What you should do
Retype every line from the start of the entries below down to the line with "from bokeh.resources import INLINE", both ends included; skip the pictures.

[Source data]
-.-.-

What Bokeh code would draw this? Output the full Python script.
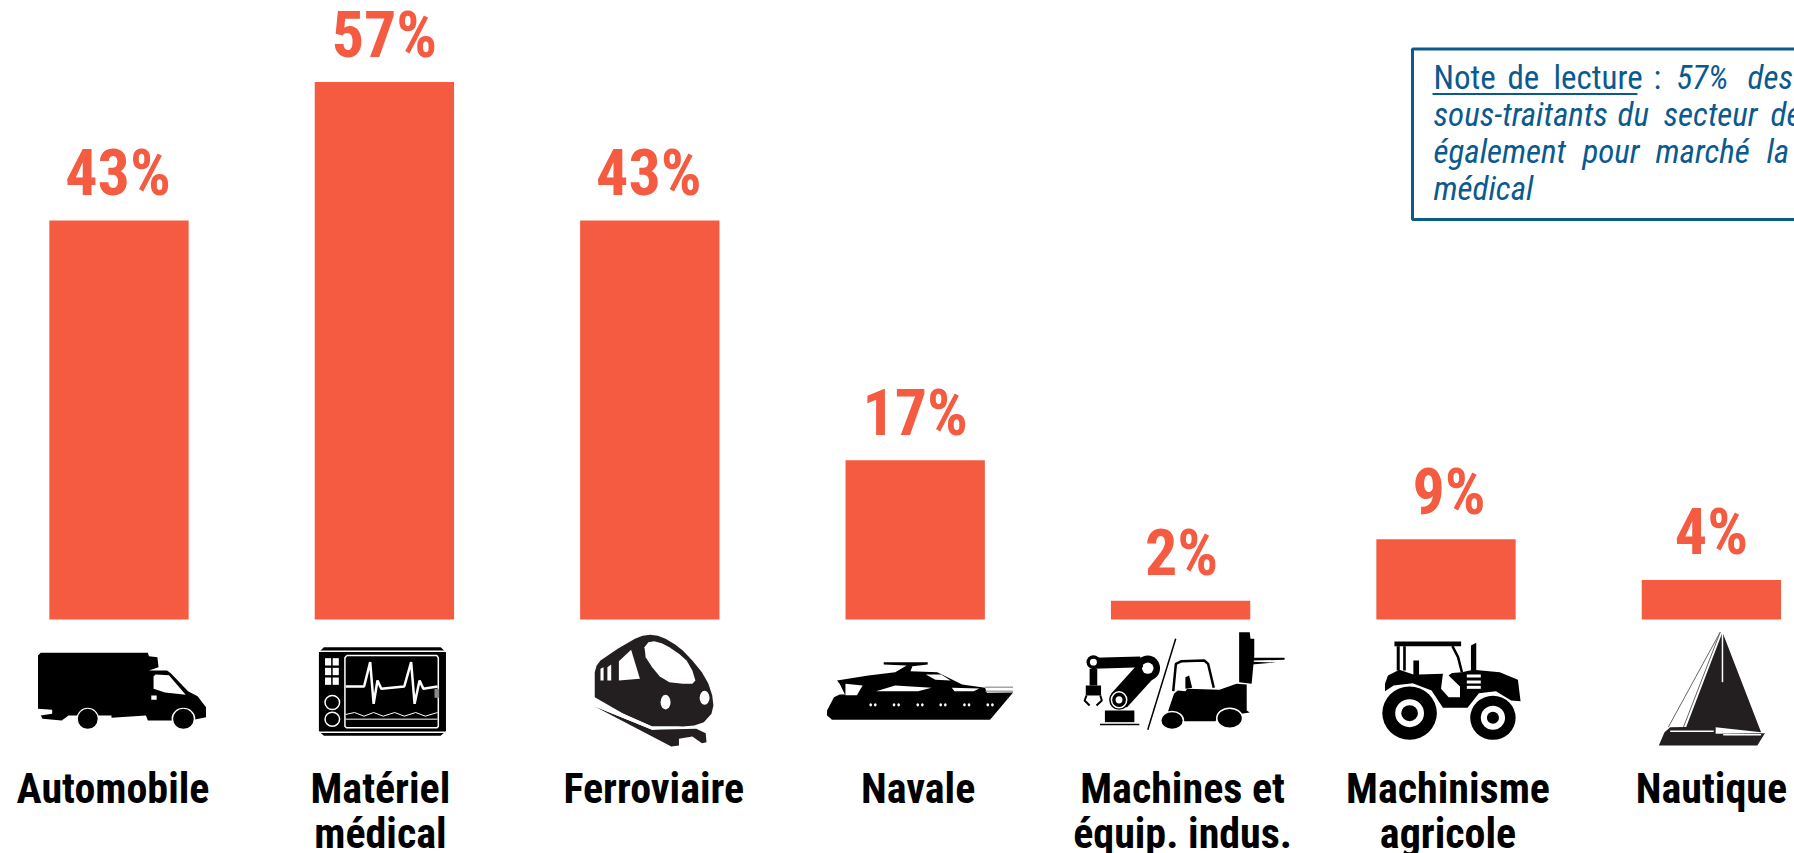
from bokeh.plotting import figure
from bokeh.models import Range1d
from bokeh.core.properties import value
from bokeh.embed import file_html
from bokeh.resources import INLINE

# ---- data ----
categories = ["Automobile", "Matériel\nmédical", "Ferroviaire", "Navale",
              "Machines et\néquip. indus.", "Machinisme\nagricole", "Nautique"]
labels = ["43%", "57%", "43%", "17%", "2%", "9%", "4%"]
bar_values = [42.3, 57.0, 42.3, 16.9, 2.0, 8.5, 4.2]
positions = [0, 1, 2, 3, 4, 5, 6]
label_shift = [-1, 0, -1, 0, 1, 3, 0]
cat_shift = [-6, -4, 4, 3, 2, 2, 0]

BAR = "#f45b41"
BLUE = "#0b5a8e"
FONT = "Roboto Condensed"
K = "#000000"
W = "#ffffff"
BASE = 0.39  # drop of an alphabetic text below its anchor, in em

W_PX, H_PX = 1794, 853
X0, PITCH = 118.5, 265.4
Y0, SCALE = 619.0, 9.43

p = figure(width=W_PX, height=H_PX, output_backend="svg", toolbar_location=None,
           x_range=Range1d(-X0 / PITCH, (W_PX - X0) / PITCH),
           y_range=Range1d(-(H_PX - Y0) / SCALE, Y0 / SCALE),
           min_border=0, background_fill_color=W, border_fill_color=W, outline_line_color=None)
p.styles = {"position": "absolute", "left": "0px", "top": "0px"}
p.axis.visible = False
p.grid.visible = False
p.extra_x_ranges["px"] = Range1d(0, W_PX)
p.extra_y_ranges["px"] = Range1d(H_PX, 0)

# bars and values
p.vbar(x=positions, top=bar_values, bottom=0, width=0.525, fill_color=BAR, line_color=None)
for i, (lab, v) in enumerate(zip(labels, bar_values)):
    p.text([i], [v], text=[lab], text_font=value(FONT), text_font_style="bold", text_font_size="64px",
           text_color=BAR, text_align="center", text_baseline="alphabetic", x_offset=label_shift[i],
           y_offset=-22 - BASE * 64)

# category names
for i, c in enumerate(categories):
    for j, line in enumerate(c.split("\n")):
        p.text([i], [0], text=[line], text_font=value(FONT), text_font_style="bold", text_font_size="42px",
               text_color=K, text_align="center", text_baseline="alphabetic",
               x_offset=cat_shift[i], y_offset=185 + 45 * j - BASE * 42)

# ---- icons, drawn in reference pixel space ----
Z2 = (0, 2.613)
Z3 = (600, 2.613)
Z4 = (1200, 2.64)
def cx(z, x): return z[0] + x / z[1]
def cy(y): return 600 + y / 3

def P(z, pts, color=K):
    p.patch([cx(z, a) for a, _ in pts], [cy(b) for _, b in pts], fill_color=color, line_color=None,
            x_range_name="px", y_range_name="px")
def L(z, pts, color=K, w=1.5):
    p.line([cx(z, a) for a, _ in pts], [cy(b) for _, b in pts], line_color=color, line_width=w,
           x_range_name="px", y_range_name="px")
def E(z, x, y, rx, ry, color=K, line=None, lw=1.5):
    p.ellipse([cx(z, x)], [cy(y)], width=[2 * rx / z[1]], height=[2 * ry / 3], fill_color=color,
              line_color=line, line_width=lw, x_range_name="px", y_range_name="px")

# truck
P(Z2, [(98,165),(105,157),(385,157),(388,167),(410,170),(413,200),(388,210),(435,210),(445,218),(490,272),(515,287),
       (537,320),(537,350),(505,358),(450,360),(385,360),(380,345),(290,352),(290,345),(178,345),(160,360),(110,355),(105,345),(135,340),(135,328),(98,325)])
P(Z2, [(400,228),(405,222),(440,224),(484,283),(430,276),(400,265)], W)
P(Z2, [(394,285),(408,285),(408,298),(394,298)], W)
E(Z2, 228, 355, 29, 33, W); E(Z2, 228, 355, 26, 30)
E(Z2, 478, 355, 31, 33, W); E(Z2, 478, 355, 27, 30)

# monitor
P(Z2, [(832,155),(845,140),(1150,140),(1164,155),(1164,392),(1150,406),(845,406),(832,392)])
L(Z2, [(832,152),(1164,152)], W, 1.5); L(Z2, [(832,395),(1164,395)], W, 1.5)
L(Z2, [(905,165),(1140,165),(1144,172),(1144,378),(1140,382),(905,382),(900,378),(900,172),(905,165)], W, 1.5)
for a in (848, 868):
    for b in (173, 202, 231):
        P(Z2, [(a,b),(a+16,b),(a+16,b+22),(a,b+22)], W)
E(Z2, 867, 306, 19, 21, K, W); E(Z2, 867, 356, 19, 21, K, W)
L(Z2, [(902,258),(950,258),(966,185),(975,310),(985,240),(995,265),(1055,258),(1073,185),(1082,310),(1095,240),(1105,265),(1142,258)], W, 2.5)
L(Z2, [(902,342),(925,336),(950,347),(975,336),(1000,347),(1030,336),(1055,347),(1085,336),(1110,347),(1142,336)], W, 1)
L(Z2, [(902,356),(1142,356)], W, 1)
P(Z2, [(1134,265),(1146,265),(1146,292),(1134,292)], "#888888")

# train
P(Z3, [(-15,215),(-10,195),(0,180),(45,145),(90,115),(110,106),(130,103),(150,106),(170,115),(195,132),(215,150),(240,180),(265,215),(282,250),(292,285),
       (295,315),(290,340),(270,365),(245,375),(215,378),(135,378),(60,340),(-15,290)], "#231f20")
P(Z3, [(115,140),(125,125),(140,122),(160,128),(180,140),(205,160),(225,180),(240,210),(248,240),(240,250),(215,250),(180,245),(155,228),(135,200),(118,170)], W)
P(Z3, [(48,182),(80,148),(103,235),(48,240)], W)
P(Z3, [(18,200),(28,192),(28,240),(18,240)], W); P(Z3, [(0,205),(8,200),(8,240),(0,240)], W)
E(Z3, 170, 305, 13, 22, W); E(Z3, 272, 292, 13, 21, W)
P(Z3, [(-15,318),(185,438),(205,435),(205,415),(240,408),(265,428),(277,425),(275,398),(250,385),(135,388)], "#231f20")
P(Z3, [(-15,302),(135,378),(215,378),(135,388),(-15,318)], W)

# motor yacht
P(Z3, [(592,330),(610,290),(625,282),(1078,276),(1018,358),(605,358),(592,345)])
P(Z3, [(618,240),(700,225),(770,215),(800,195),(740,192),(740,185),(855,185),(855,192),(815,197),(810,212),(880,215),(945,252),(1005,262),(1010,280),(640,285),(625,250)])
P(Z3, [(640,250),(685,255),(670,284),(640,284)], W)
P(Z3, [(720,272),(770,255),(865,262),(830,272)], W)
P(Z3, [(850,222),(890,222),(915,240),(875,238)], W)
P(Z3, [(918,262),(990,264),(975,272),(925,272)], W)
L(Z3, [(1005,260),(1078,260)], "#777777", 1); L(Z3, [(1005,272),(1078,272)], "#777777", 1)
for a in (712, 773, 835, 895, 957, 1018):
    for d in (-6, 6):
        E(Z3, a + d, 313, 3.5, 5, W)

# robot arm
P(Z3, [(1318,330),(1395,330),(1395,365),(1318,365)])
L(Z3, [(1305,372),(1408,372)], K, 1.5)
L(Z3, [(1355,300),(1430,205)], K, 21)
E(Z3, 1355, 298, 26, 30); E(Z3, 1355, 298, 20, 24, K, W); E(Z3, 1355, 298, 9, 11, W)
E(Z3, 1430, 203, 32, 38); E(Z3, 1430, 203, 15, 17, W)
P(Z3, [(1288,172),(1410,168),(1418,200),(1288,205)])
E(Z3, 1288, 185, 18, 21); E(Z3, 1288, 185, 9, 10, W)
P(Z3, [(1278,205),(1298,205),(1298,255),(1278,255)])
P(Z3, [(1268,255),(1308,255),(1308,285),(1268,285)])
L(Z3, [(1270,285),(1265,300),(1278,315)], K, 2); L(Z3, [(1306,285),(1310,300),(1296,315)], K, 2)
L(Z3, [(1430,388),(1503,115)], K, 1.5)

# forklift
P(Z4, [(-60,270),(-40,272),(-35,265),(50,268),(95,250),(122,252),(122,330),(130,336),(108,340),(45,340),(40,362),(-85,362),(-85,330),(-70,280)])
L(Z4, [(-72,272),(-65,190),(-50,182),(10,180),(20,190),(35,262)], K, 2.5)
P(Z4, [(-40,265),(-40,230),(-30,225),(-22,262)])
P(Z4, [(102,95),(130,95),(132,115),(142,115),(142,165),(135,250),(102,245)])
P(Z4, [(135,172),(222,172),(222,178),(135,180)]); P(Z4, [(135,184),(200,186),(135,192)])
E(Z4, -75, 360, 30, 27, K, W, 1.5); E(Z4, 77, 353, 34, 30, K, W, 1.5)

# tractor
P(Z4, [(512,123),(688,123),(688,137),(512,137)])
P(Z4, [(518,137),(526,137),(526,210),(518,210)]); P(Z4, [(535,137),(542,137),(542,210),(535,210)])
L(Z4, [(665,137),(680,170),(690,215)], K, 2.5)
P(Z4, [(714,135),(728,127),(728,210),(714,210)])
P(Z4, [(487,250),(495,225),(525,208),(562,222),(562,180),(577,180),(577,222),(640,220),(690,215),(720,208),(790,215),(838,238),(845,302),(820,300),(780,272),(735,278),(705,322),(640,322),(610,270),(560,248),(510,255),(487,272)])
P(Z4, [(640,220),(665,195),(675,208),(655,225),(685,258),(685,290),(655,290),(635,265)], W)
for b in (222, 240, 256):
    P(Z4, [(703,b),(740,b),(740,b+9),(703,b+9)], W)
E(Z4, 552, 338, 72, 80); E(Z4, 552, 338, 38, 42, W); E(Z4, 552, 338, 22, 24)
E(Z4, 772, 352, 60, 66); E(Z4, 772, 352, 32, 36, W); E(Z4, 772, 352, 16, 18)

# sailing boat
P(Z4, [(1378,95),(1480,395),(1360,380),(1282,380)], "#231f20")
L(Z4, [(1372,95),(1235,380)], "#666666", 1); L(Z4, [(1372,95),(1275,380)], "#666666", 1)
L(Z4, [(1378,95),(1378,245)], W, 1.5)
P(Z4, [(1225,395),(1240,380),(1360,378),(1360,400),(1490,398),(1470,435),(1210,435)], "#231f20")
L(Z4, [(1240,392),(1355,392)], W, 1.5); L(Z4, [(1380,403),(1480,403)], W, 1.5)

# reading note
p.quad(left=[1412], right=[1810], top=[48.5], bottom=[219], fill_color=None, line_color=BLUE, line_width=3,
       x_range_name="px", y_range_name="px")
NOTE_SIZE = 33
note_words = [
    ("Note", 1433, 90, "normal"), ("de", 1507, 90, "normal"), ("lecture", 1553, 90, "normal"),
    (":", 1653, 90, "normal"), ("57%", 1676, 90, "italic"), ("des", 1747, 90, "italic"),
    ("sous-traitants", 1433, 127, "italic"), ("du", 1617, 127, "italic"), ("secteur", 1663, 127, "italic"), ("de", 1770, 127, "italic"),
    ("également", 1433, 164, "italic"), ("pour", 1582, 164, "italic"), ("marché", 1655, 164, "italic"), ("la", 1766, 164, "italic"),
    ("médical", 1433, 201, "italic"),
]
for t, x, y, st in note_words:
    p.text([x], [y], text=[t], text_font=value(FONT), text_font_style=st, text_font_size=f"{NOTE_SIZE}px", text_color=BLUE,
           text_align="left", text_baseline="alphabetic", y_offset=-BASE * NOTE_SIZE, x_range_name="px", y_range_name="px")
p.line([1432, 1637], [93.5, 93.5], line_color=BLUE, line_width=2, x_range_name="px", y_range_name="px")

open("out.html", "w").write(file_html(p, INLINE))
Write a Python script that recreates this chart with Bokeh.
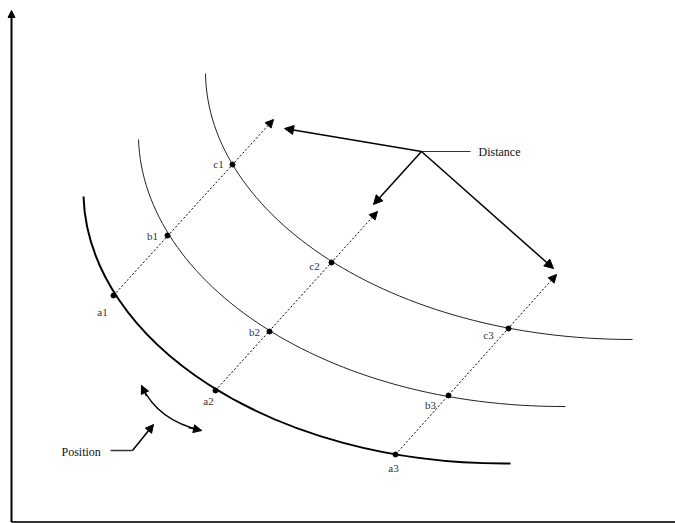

-.-.-

Answer for the task
What Bokeh code would draw this? Output the full Python script.
from bokeh.plotting import figure
from bokeh.models import Range1d
from bokeh.core.properties import value
from bokeh.embed import file_html
from bokeh.resources import INLINE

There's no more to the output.